Make an exact copy of the data below, leaving out every picture.

## START

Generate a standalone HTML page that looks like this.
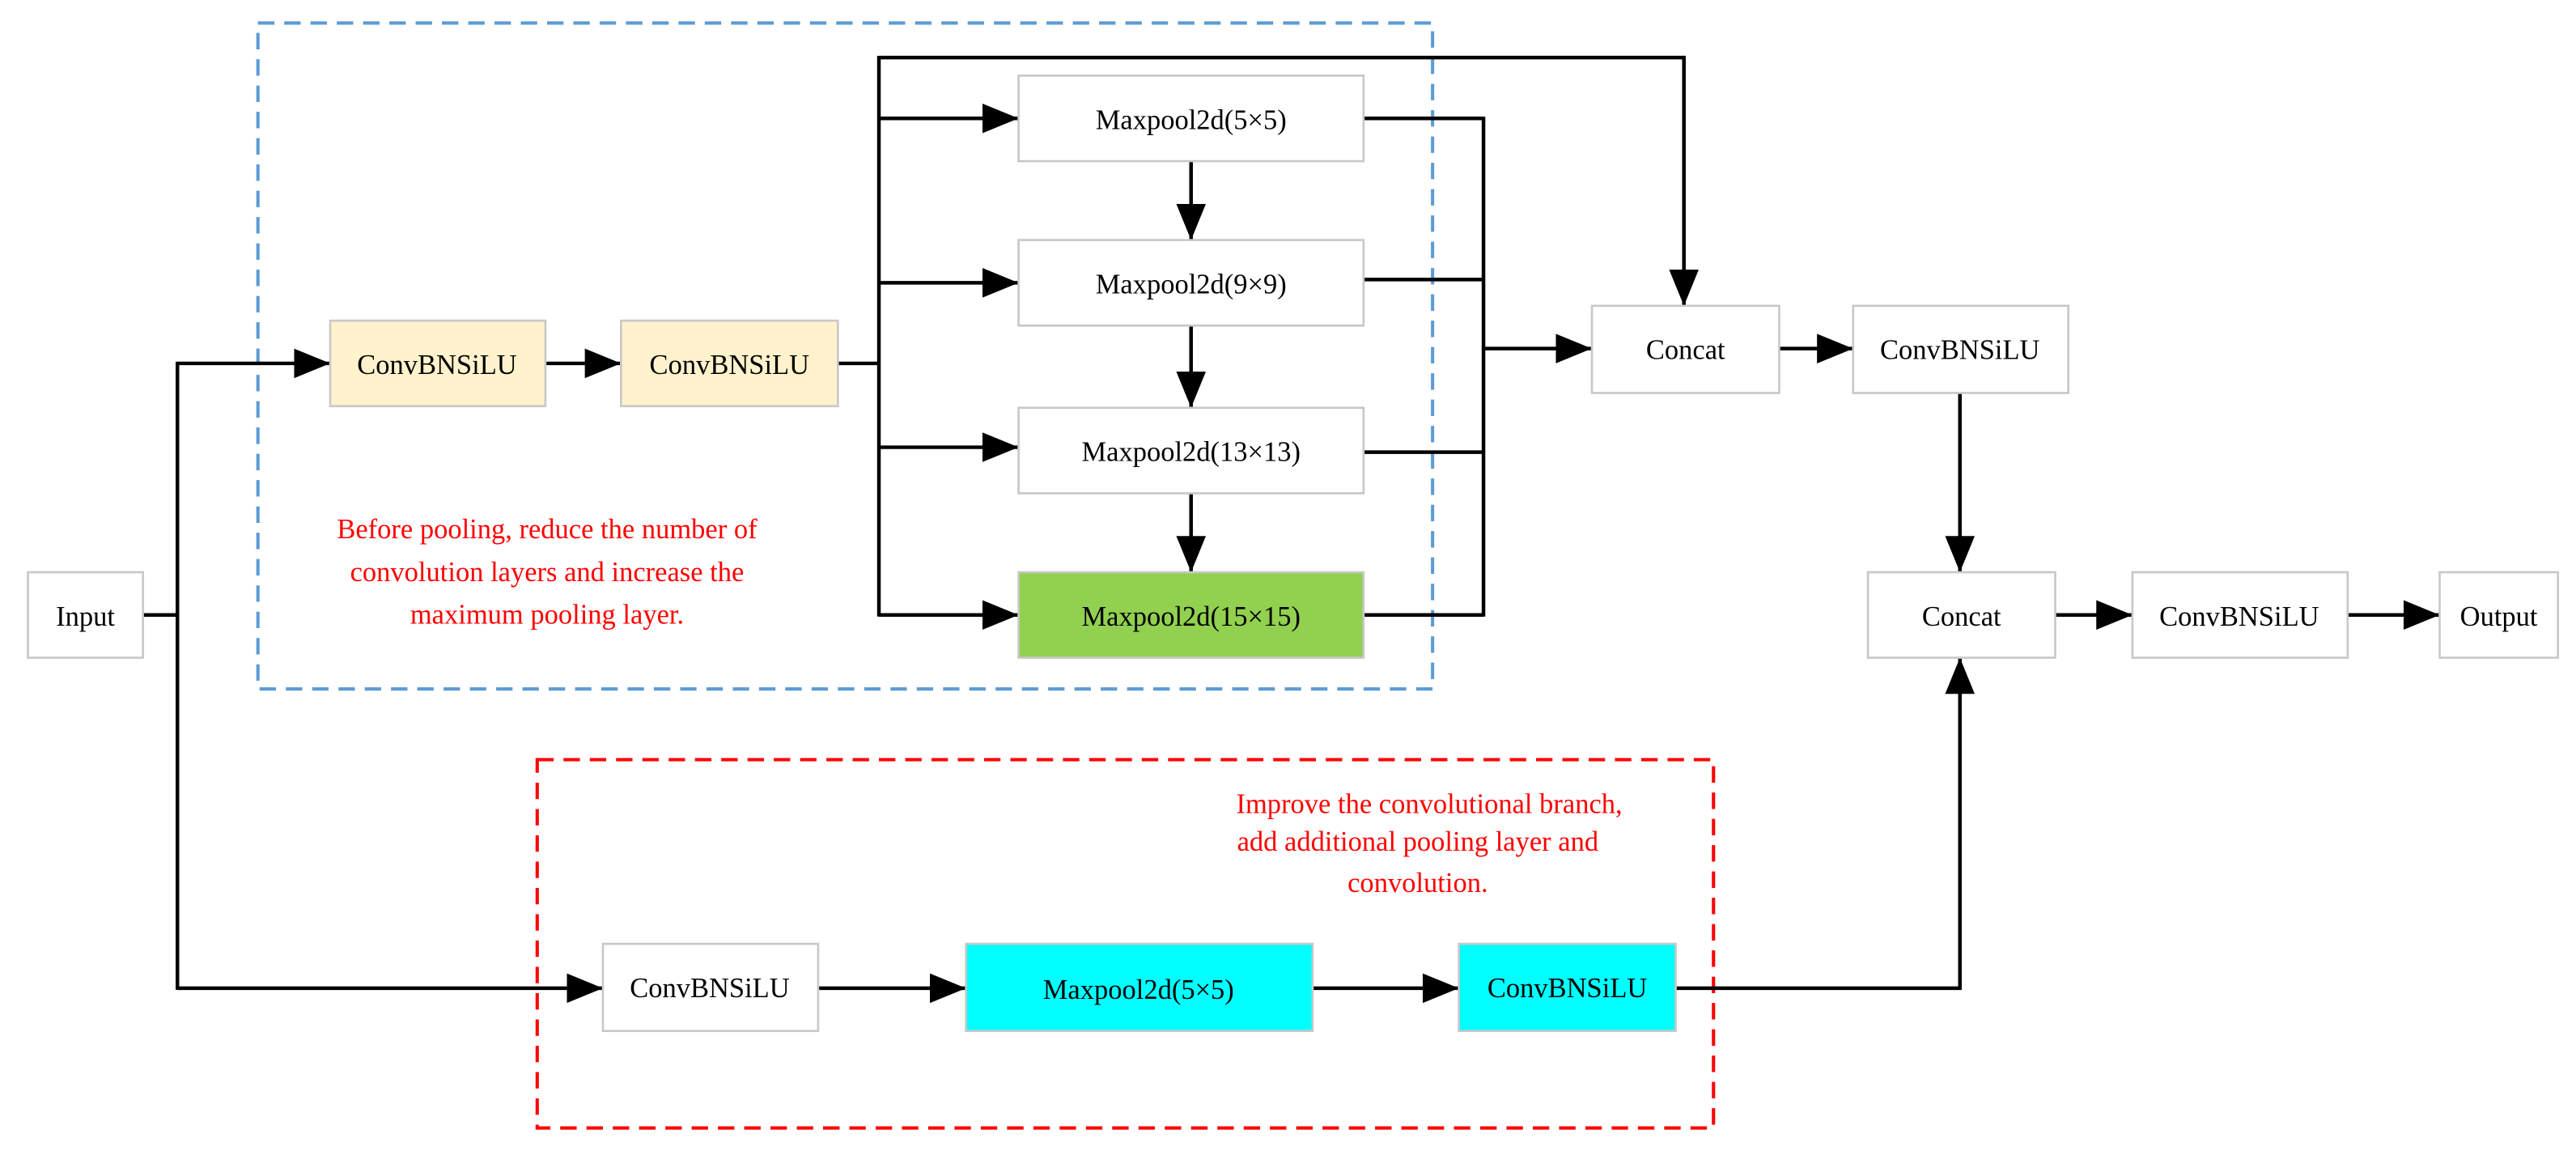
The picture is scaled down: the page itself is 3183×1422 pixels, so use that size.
<!DOCTYPE html>
<html><head><meta charset="utf-8"><style>html,body{margin:0;padding:0;background:#fff}svg{display:block}</style></head><body>
<svg width="3183" height="1422" viewBox="0 0 1568 700" preserveAspectRatio="none" xmlns="http://www.w3.org/2000/svg" font-family="Liberation Serif, serif">
<defs><marker id="a" markerUnits="userSpaceOnUse" markerWidth="22" markerHeight="18" refX="22" refY="9" orient="auto"><path d="M0,0 L22,9 L0,18 z" fill="#000"/></marker></defs>
<rect x="157" y="14" width="715" height="405" fill="none" stroke="#5b9bd5" stroke-width="2" stroke-dasharray="10,6"/>
<rect x="327" y="462" width="716" height="224" fill="none" stroke="#f00" stroke-width="2" stroke-dasharray="10,6"/>
<g fill="none" stroke="#000" stroke-width="2.2">
<path d="M87,374 H108"/><path d="M108,220 V602"/><path d="M108,221 H201" marker-end="url(#a)"/>
<path d="M332,221 H378" marker-end="url(#a)"/>
<path d="M510,221 H535"/><path d="M535,34 V375"/>
<path d="M535,35 H1025 V186" marker-end="url(#a)"/>
<path d="M535,72 H620" marker-end="url(#a)"/><path d="M535,172 H620" marker-end="url(#a)"/>
<path d="M535,272 H620" marker-end="url(#a)"/><path d="M535,374 H620" marker-end="url(#a)"/>
<path d="M725,98 V146" marker-end="url(#a)"/><path d="M725,198 V248" marker-end="url(#a)"/><path d="M725,300 V348" marker-end="url(#a)"/>
<path d="M830,72 H903 M830,170 H903 M830,275 H903 M830,374 H903 M903,71 V375"/>
<path d="M903,212 H969" marker-end="url(#a)"/>
<path d="M1083,212 H1128" marker-end="url(#a)"/>
<path d="M1193,239 V348" marker-end="url(#a)"/>
<path d="M1251,374 H1298" marker-end="url(#a)"/>
<path d="M1429,374 H1485" marker-end="url(#a)"/>
<path d="M108,601 H367" marker-end="url(#a)"/>
<path d="M498,601 H588" marker-end="url(#a)"/>
<path d="M799,601 H888" marker-end="url(#a)"/>
<path d="M1020,601 H1193 V400" marker-end="url(#a)"/>
</g>
<g stroke="#c8c8c8" stroke-width="1.3">
<rect x="17" y="348" width="70" height="52" fill="#fff"/>
<rect x="201" y="195" width="131" height="52" fill="#fff2cc"/>
<rect x="378" y="195" width="132" height="52" fill="#fff2cc"/>
<rect x="620" y="46" width="210" height="52" fill="#fff"/>
<rect x="620" y="146" width="210" height="52" fill="#fff"/>
<rect x="620" y="248" width="210" height="52" fill="#fff"/>
<rect x="620" y="348" width="210" height="52" fill="#92d050"/>
<rect x="969" y="186" width="114" height="53" fill="#fff"/>
<rect x="1128" y="186" width="131" height="53" fill="#fff"/>
<rect x="1137" y="348" width="114" height="52" fill="#fff"/>
<rect x="1298" y="348" width="131" height="52" fill="#fff"/>
<rect x="1485" y="348" width="72" height="52" fill="#fff"/>
<rect x="367" y="574" width="131" height="53" fill="#fff"/>
<rect x="588" y="574" width="211" height="53" fill="#00ffff"/>
<rect x="888" y="574" width="132" height="53" fill="#00ffff"/>
</g>
<g font-size="17" text-anchor="middle" fill="#000" dominant-baseline="central">
<text x="52" y="375">Input</text>
<text x="266" y="222">ConvBNSiLU</text>
<text x="444" y="222">ConvBNSiLU</text>
<text x="725" y="73">Maxpool2d(5×5)</text>
<text x="725" y="173">Maxpool2d(9×9)</text>
<text x="725" y="275">Maxpool2d(13×13)</text>
<text x="725" y="375">Maxpool2d(15×15)</text>
<text x="1026" y="213">Concat</text>
<text x="1193" y="213">ConvBNSiLU</text>
<text x="1194" y="375">Concat</text>
<text x="1363" y="375">ConvBNSiLU</text>
<text x="1521" y="375">Output</text>
<text x="432" y="601">ConvBNSiLU</text>
<text x="693" y="602">Maxpool2d(5×5)</text>
<text x="954" y="601">ConvBNSiLU</text>
</g>
<g font-size="17" text-anchor="middle" fill="#f00" dominant-baseline="central">
<text x="333" y="322">Before pooling, reduce the number of</text>
<text x="333" y="348">convolution layers and increase the</text>
<text x="333" y="374">maximum pooling layer.</text>
<text x="870" y="489">Improve the convolutional branch,</text>
<text x="863" y="512">add additional pooling layer and</text>
<text x="863" y="537">convolution.</text>
</g>
</svg>
</body></html>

## END

Reply
Generate a standalone HTML page that looks like this.
The picture is scaled down: the page itself is 3183×1422 pixels, so use that size.
<!DOCTYPE html>
<html><head><meta charset="utf-8"><style>html,body{margin:0;padding:0;background:#fff}svg{display:block}</style></head><body>
<svg width="3183" height="1422" viewBox="0 0 1568 700" preserveAspectRatio="none" xmlns="http://www.w3.org/2000/svg" font-family="Liberation Serif, serif">
<defs><marker id="a" markerUnits="userSpaceOnUse" markerWidth="22" markerHeight="18" refX="22" refY="9" orient="auto"><path d="M0,0 L22,9 L0,18 z" fill="#000"/></marker></defs>
<rect x="157" y="14" width="715" height="405" fill="none" stroke="#5b9bd5" stroke-width="2" stroke-dasharray="10,6"/>
<rect x="327" y="462" width="716" height="224" fill="none" stroke="#f00" stroke-width="2" stroke-dasharray="10,6"/>
<g fill="none" stroke="#000" stroke-width="2.2">
<path d="M87,374 H108"/><path d="M108,220 V602"/><path d="M108,221 H201" marker-end="url(#a)"/>
<path d="M332,221 H378" marker-end="url(#a)"/>
<path d="M510,221 H535"/><path d="M535,34 V375"/>
<path d="M535,35 H1025 V186" marker-end="url(#a)"/>
<path d="M535,72 H620" marker-end="url(#a)"/><path d="M535,172 H620" marker-end="url(#a)"/>
<path d="M535,272 H620" marker-end="url(#a)"/><path d="M535,374 H620" marker-end="url(#a)"/>
<path d="M725,98 V146" marker-end="url(#a)"/><path d="M725,198 V248" marker-end="url(#a)"/><path d="M725,300 V348" marker-end="url(#a)"/>
<path d="M830,72 H903 M830,170 H903 M830,275 H903 M830,374 H903 M903,71 V375"/>
<path d="M903,212 H969" marker-end="url(#a)"/>
<path d="M1083,212 H1128" marker-end="url(#a)"/>
<path d="M1193,239 V348" marker-end="url(#a)"/>
<path d="M1251,374 H1298" marker-end="url(#a)"/>
<path d="M1429,374 H1485" marker-end="url(#a)"/>
<path d="M108,601 H367" marker-end="url(#a)"/>
<path d="M498,601 H588" marker-end="url(#a)"/>
<path d="M799,601 H888" marker-end="url(#a)"/>
<path d="M1020,601 H1193 V400" marker-end="url(#a)"/>
</g>
<g stroke="#c8c8c8" stroke-width="1.3">
<rect x="17" y="348" width="70" height="52" fill="#fff"/>
<rect x="201" y="195" width="131" height="52" fill="#fff2cc"/>
<rect x="378" y="195" width="132" height="52" fill="#fff2cc"/>
<rect x="620" y="46" width="210" height="52" fill="#fff"/>
<rect x="620" y="146" width="210" height="52" fill="#fff"/>
<rect x="620" y="248" width="210" height="52" fill="#fff"/>
<rect x="620" y="348" width="210" height="52" fill="#92d050"/>
<rect x="969" y="186" width="114" height="53" fill="#fff"/>
<rect x="1128" y="186" width="131" height="53" fill="#fff"/>
<rect x="1137" y="348" width="114" height="52" fill="#fff"/>
<rect x="1298" y="348" width="131" height="52" fill="#fff"/>
<rect x="1485" y="348" width="72" height="52" fill="#fff"/>
<rect x="367" y="574" width="131" height="53" fill="#fff"/>
<rect x="588" y="574" width="211" height="53" fill="#00ffff"/>
<rect x="888" y="574" width="132" height="53" fill="#00ffff"/>
</g>
<g font-size="17" text-anchor="middle" fill="#000" dominant-baseline="central">
<text x="52" y="375">Input</text>
<text x="266" y="222">ConvBNSiLU</text>
<text x="444" y="222">ConvBNSiLU</text>
<text x="725" y="73">Maxpool2d(5×5)</text>
<text x="725" y="173">Maxpool2d(9×9)</text>
<text x="725" y="275">Maxpool2d(13×13)</text>
<text x="725" y="375">Maxpool2d(15×15)</text>
<text x="1026" y="213">Concat</text>
<text x="1193" y="213">ConvBNSiLU</text>
<text x="1194" y="375">Concat</text>
<text x="1363" y="375">ConvBNSiLU</text>
<text x="1521" y="375">Output</text>
<text x="432" y="601">ConvBNSiLU</text>
<text x="693" y="602">Maxpool2d(5×5)</text>
<text x="954" y="601">ConvBNSiLU</text>
</g>
<g font-size="17" text-anchor="middle" fill="#f00" dominant-baseline="central">
<text x="333" y="322">Before pooling, reduce the number of</text>
<text x="333" y="348">convolution layers and increase the</text>
<text x="333" y="374">maximum pooling layer.</text>
<text x="870" y="489">Improve the convolutional branch,</text>
<text x="863" y="512">add additional pooling layer and</text>
<text x="863" y="537">convolution.</text>
</g>
</svg>
</body></html>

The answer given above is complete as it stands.